The past wasn’t perfect, but it was powerful
Hope is a powerful thing, to live in a world without hope is to surrender any chance of changing that world. There is hope that still exists in the past, an echo that still rings for those straining to hear it. The past wasn't perfect, utopia has never existed, and it probably never can, but the dream of it can inspire a direction of travel, and even if you will never reach the destination, every step closer to it is a step towards progress, towards change, towards a future we actually want to live in.
Modern life often feels like something happening to us. Algorithms decide what we see. Corporations decide what we can afford. Governments decide what rights we have. The pace of change is so relentless that it’s easy to feel like a spectator in your own life. But nostalgia reminds us of a time when we shaped culture, we didn't just consume it. When we built things online, not just reacted to them, when we played games we didn't just watch someone else play. When dreams weren’t immediately filtered through economic feasibility.

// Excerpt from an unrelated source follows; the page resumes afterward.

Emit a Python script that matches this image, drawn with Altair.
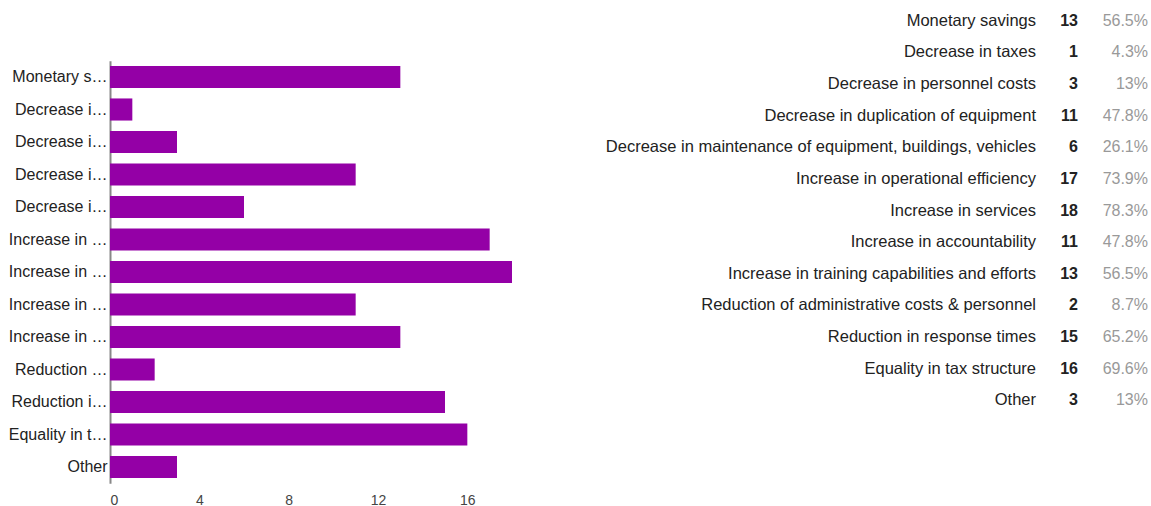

Nostalgia is my drug, but it’s also my proof of concept
I’m not embarrassed by the comfort I find in old songs, old shows, old games, old memories, and old dreams. To me they’re not distractions - they’re anchors, touchstones that remind me of the world as it once was and the world as it could be again. Hope doesn’t always come from looking forward, sometimes it comes from looking back and remembering that the things we miss weren’t illusions, they were real, they were ours, and they can be ours again, albeit in new forms, in new contexts, in new eras. The past can’t be rewritten, and I wouldn't want to, even if I could, for good or for bad, I hold onto what was important to me from that time. The future can be reimagined — and nostalgia is the bridge between the two, it's the colour palette, ready to be drawn upon as we paint a future that we actually want to live to see.